The little child’s beauty haunted me as I strolled down the railway track, and I wondered what her future would be if she grew up in that snug nook in the woods and sand; what her character would be with its mingling of Celtic, Gallic, and Saxon elements; frozen in the northern winter and burned under the hot summer suns of the Ossipee plains.

At last the train came and bore me away towards the city. The sun sank in orange splendor behind the Ossipees, and then the night overwhelmed color and form in its shadows, and left the mind freer in its musings. What had the day brought forth at the polls? Had the party of past glories and present decay won another of its wonderful series of victories, or had the people risen in their might and spoken for reform? I hoped for some gleam of news before the journey was over, but Portsmouth, Newburyport, Salem, and Lynn were all passed without tidings of what the day had done. Even in Boston, with its narrow streets filled with restless rivers of men and women, there seemed to be no word of victory or defeat.

At half past ten I reached a small room high in one of the great newspaper offices on Washington Street. Its windows looked out upon a strange sight. Far below me was a vast expanse of human heads upon which shone the bluish white glare of the hooded electric lamps. As white bubbles, densely spread upon the pale green of the ocean’s water in some rock-rimmed grotto, surge now out, now in; to left, to right; advancing, retreating; crowding or separating; so those countless human heads swayed first one way, then another, moved by fickle eddies and forces hard to understand. Wild cries came from the crowd, cheers, jeers, and yells of pain or brutal merriment.

Inside the room the wearisome clicking of a telegraph operator’s machine charmed a circle of eager men and women. As sheet after sheet was written by the operator, they passed from hand to hand. Some of those present read them nervously, others, really intensely concerned, seemed almost indifferent. Now and then hearty applause greeted a dispatch, or deep regret was expressed at some friend’s defeat; but as a rule the fragmentary news was received silently. Midnight passed, and then, as the morning hours wore on, we knew that the people had achieved one of the most remarkable transfers of political power ever accomplished in the Union. Still, the result in Massachusetts was in doubt, and even those who watched until dawn finally sought sleep without knowing how the smaller cities had settled the great governorship contest.

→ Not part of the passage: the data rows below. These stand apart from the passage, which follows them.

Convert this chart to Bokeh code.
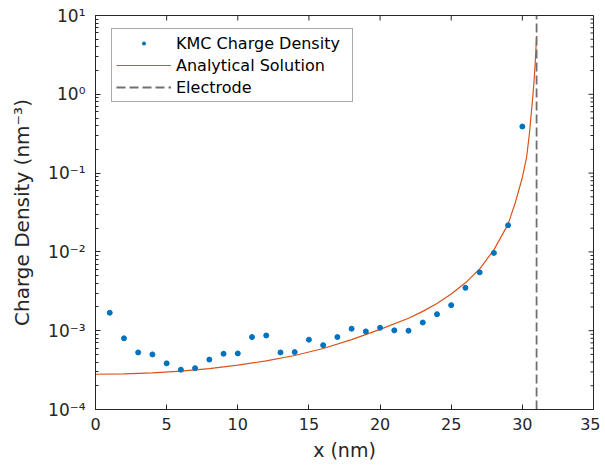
from bokeh.plotting import figure
from bokeh.models import (LogTicker, SingleIntervalTicker, CustomJSTickFormatter,
                          Legend, LegendItem, Range1d)
from bokeh.embed import file_html
from bokeh.resources import INLINE

# ---------------- data ----------------
kmc_x = list(range(1, 31))
kmc_density = [1.69e-3, 8.0e-4, 5.3e-4, 5.0e-4, 3.85e-4, 3.2e-4, 3.35e-4, 4.3e-4,
               5.1e-4, 5.15e-4, 8.3e-4, 8.7e-4, 5.3e-4, 5.35e-4, 7.7e-4, 6.55e-4,
               8.3e-4, 1.06e-3, 9.8e-4, 1.09e-3, 1.01e-3, 1.0e-3, 1.27e-3, 1.62e-3,
               2.11e-3, 3.5e-3, 5.5e-3, 9.7e-3, 2.18e-2, 0.39]

analytic_x = [0, 2, 4, 6, 8, 10, 12, 14, 16, 18, 20, 22, 23, 24, 25, 26, 27, 28,
              29, 29.5, 30, 30.3, 30.5, 30.7, 30.8, 30.9, 30.95, 31.0]
analytic_density = [2.80e-4, 2.83e-4, 2.92e-4, 3.07e-4, 3.31e-4, 3.65e-4, 4.14e-4,
                    4.84e-4, 5.95e-4, 7.7e-4, 1.04e-3, 1.44e-3, 1.76e-3, 2.22e-3,
                    2.92e-3, 4.05e-3, 6.1e-3, 1.06e-2, 2.25e-2, 4.2e-2, 8.8e-2, 0.16,
                    0.32, 0.8, 1.3, 2.4, 3.6, 5.5]

electrode_x = 31
x_limits = (0, 35)
y_limits = (1e-4, 10)
x_ticks = [0, 5, 10, 15, 20, 25, 30, 35]
y_decades = [1e-4, 1e-3, 1e-2, 1e-1, 1e0, 1e1]

FONT = "DejaVu Sans"
AXC = "#262626"

p = figure(width=600, height=464, output_backend="svg", toolbar_location=None,
           y_axis_type="log",
           x_range=Range1d(*x_limits), y_range=Range1d(*y_limits),
           min_border_left=95, min_border_right=7, min_border_top=15,
           min_border_bottom=55)
p.background_fill_color = "white"
p.border_fill_color = "white"
p.grid.visible = False
p.outline_line_color = AXC
p.outline_line_width = 1

sup_js = """
const sup = {"-":"\u207b","0":"\u2070","1":"\u00b9","2":"\u00b2","3":"\u00b3","4":"\u2074",
             "5":"\u2075","6":"\u2076","7":"\u2077","8":"\u2078","9":"\u2079"};
const e = Math.round(Math.log10(tick));
return "10" + String(e).split("").map(c => sup[c]).join("");
"""

def style_axis(ax):
    ax.axis_line_color = AXC
    ax.major_tick_line_color = AXC
    ax.minor_tick_line_color = AXC
    ax.major_tick_in = 5
    ax.major_tick_out = 0
    ax.minor_tick_in = 3
    ax.minor_tick_out = 0
    ax.major_label_text_font = FONT
    ax.major_label_text_font_size = "16px"
    ax.major_label_text_color = AXC
    ax.axis_label_text_font = FONT
    ax.axis_label_text_font_size = "19px"
    ax.axis_label_text_font_style = "normal"
    ax.axis_label_text_color = AXC

# bottom x axis
xa = p.xaxis[0]
xa.ticker = SingleIntervalTicker(interval=5, num_minor_ticks=0)
xa.axis_label = "x (nm)"
style_axis(xa)
xa.major_label_standoff = 8
xa.axis_label_standoff = 6

# left y axis
ya = p.yaxis[0]
ya.ticker = LogTicker(desired_num_ticks=6, num_minor_ticks=10)
ya.formatter = CustomJSTickFormatter(code=sup_js)
ya.axis_label = "Charge Density (nm\u207b\u00b3)"
style_axis(ya)
ya.major_label_text_font_size = "17px"
ya.axis_label_text_font_size = "20px"
ya.major_label_standoff = 10
ya.axis_label_standoff = 11

# box ticks on the top and right edges (inward), derived from the axis scales
px_per_x = 498 / (x_limits[1] - x_limits[0])
px_per_decade = 394 / 5
top_len = 10 ** (5 / px_per_decade)
p.segment(x0=x_ticks, y0=[y_limits[1]] * len(x_ticks),
          x1=x_ticks, y1=[y_limits[1] / top_len] * len(x_ticks),
          line_color=AXC, line_width=1)
minor_y = [d * m for d in y_decades[:-1] for m in range(2, 10)]
p.segment(x0=[x_limits[1]] * len(y_decades), y0=y_decades,
          x1=[x_limits[1] - 5 / px_per_x] * len(y_decades), y1=y_decades,
          line_color=AXC, line_width=1)
p.segment(x0=[x_limits[1]] * len(minor_y), y0=minor_y,
          x1=[x_limits[1] - 3 / px_per_x] * len(minor_y), y1=minor_y,
          line_color=AXC, line_width=1)

# glyphs
r_an = p.line(analytic_x, analytic_density, line_color="#D95319", line_width=1.2)
r_el = p.line([electrode_x, electrode_x], list(y_limits), line_color="#707070",
              line_width=1.8, line_dash="9 4")
r_kmc = p.scatter(kmc_x, kmc_density, size=5, marker="circle",
                  fill_color="#0072BD", line_color="#0072BD")

legend = Legend(items=[LegendItem(label="KMC Charge Density", renderers=[r_kmc]),
                       LegendItem(label="Analytical Solution", renderers=[r_an]),
                       LegendItem(label="Electrode", renderers=[r_el])],
                location=(16, 307))
legend.label_text_font = FONT
legend.label_text_font_size = "16px"
legend.label_text_color = "black"
legend.border_line_color = "#555555"
legend.border_line_width = 1
legend.background_fill_color = "white"
legend.background_fill_alpha = 1
legend.padding = 4
legend.spacing = 2
legend.label_height = 20
legend.label_width = 172
legend.glyph_height = 8
legend.glyph_width = 55
legend.label_standoff = 5
legend.margin = 0
p.add_layout(legend, "center")

open("out.html", "w").write(file_html(p, INLINE))
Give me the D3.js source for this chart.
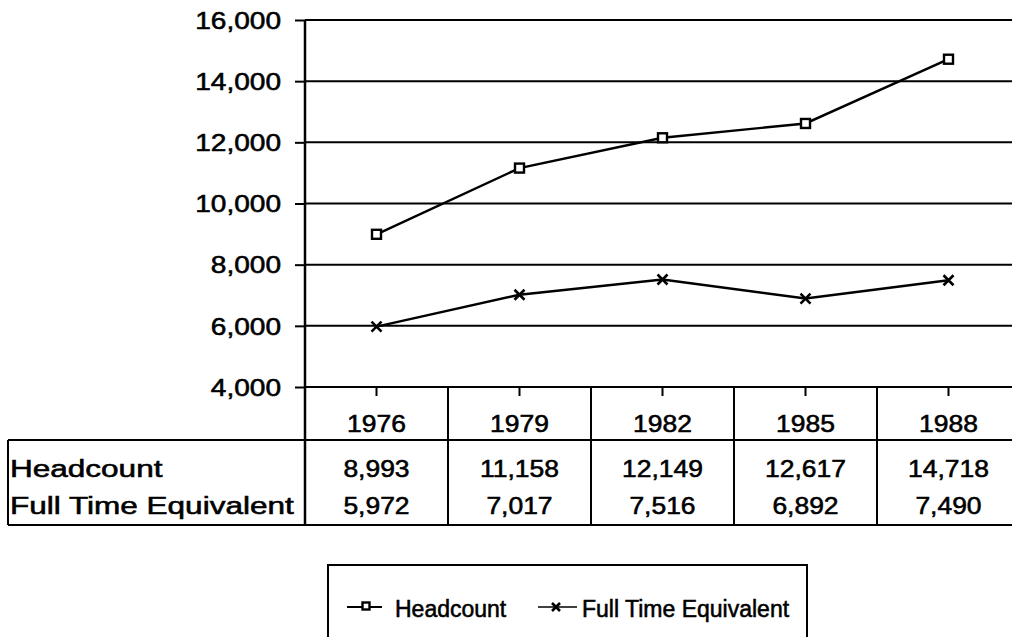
<!DOCTYPE html>
<html><head><meta charset="utf-8">
<script src="https://cdn.jsdelivr.net/npm/d3@7"></script>
<style>
body{margin:0;background:#fff}
svg{display:block}
text{font-family:"Liberation Sans",Arial,Helvetica,sans-serif;fill:#000;stroke:#000;stroke-width:0.55px}
</style>
</head><body>
<svg id="c" width="1012" height="637"></svg>
<script>
const years = ["1976","1979","1982","1985","1988"];
const headcount = [8993,11158,12149,12617,14718];
const fte = [5972,7017,7516,6892,7490];
const yTicks = [4000,6000,8000,10000,12000,14000,16000];
const seriesNames = ["Headcount","Full Time Equivalent"];

const W = 1012, H = 637;
const plotLeft = 305, plotTop = 20, plotBottom = 387;
const tableTop = 440, tableBottom = 525, tableLeft = 8;
const FS = 23;
const svg = d3.select("#c");

const x = d3.scaleBand().domain(years).range([plotLeft, plotLeft + 5*143]).padding(0);
const y = d3.scaleLinear().domain([4000,16000]).range([plotBottom, plotTop]);
const cx = d => x(d) + x.bandwidth()/2;
const fmt = d3.format(",");

function stretch(sel, k){
  sel.each(function(){
    const w = this.getComputedTextLength();
    this.setAttribute("textLength", w*k);
    this.setAttribute("lengthAdjust","spacingAndGlyphs");
  });
}

// gridlines
svg.append("g").selectAll("line").data(yTicks).join("line")
  .attr("x1", plotLeft).attr("x2", W).attr("y1", d=>y(d)).attr("y2", d=>y(d))
  .attr("stroke","#000").attr("stroke-width",2);

// y axis
const yAxis = svg.append("g").attr("transform",`translate(${plotLeft},0)`)
  .call(d3.axisLeft(y).tickValues(yTicks).tickSize(10).tickPadding(14).tickFormat(fmt));
yAxis.select(".domain").remove();
yAxis.selectAll(".tick line").attr("stroke","#000").attr("stroke-width",2);
const yt = yAxis.selectAll(".tick text").attr("font-size",FS).attr("dy","0.36em").attr("x",-24);
stretch(yt, 1.22);

// vertical axis line through table
svg.append("line").attr("x1",plotLeft).attr("x2",plotLeft).attr("y1",plotTop).attr("y2",tableBottom)
  .attr("stroke","#000").attr("stroke-width",2.5);

// x axis
const xAxis = svg.append("g").attr("transform",`translate(0,${plotBottom})`)
  .call(d3.axisBottom(x).tickSize(9).tickPadding(0));
xAxis.select(".domain").remove();
xAxis.selectAll(".tick line").attr("stroke","#000").attr("stroke-width",2);
const xt = xAxis.selectAll(".tick text").attr("font-size",FS).attr("y",45).attr("dy",0);
stretch(xt, 1.15);

// table structure
const boundaries = years.slice(1).map(d => x(d));
svg.append("g").selectAll("line").data(boundaries).join("line")
  .attr("x1",d=>d).attr("x2",d=>d).attr("y1",plotBottom).attr("y2",tableBottom)
  .attr("stroke","#000").attr("stroke-width",2);
svg.append("line").attr("x1",tableLeft).attr("x2",W).attr("y1",tableTop).attr("y2",tableTop)
  .attr("stroke","#000").attr("stroke-width",2);
svg.append("line").attr("x1",tableLeft).attr("x2",W).attr("y1",tableBottom).attr("y2",tableBottom)
  .attr("stroke","#000").attr("stroke-width",2);
svg.append("line").attr("x1",tableLeft).attr("x2",tableLeft).attr("y1",tableTop).attr("y2",tableBottom)
  .attr("stroke","#000").attr("stroke-width",2);

const rows = [{name:seriesNames[0], vals:headcount, base:477},{name:seriesNames[1], vals:fte, base:514}];
rows.forEach(r=>{
  const lab = svg.append("text").attr("x",10).attr("y",r.base).attr("font-size",FS).text(r.name);
  stretch(lab, 1.37);
  const vt = svg.append("g").selectAll("text").data(years).join("text")
    .attr("x",d=>cx(d)).attr("y",r.base).attr("text-anchor","middle").attr("font-size",FS)
    .text((d,i)=>fmt(r.vals[i]));
  stretch(vt, 1.15);
});

// lines
const line = d3.line().x((d,i)=>cx(years[i])).y(d=>y(d));
svg.append("path").datum(headcount).attr("d",line).attr("fill","none").attr("stroke","#000").attr("stroke-width",2.4);
svg.append("path").datum(fte).attr("d",line).attr("fill","none").attr("stroke","#000").attr("stroke-width",2.4);

function square(g, px, py, s){
  g.append("rect").attr("x",px-s/2).attr("y",py-s/2).attr("width",s).attr("height",s)
   .attr("fill","#fff").attr("stroke","#000").attr("stroke-width",2.4);
}
function cross(g, px, py, s){
  g.append("path").attr("d",`M${px-s/2},${py-s/2}L${px+s/2},${py+s/2}M${px-s/2},${py+s/2}L${px+s/2},${py-s/2}`)
   .attr("stroke","#000").attr("stroke-width",2.6);
}
const mk = svg.append("g");
headcount.forEach((v,i)=>square(mk, cx(years[i]), y(v), 9));
fte.forEach((v,i)=>cross(mk, cx(years[i]), y(v), 10));

// legend
const lg = svg.append("g");
lg.append("rect").attr("x",328).attr("y",565).attr("width",479).attr("height",110)
  .attr("fill","none").attr("stroke","#000").attr("stroke-width",2);
lg.append("line").attr("x1",347).attr("x2",382).attr("y1",607).attr("y2",607).attr("stroke","#000").attr("stroke-width",2);
square(lg, 366, 606, 7);
lg.append("text").attr("x",395).attr("y",617).attr("font-size",FS).text(seriesNames[0]);
lg.append("line").attr("x1",538).attr("x2",577).attr("y1",607).attr("y2",607).attr("stroke","#000").attr("stroke-width",1.6);
cross(lg, 556, 607, 8);
lg.append("text").attr("x",582).attr("y",617).attr("font-size",FS).text(seriesNames[1]);
</script>
</body></html>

Before sleep came to me, a panorama of the day swept in feverish review across my closed eyelids. I saw the surging mob in Washington Street, the group around the telegraph machine, the motley crowd in the Tamworth town-hall, the baby beauty of the Ossipee plains, and then, like a benediction, came a vision of Chocorua, snow-capped and immutable in a pale blue sky, with the rosy light of the clear November morning flooding its wondrous peak.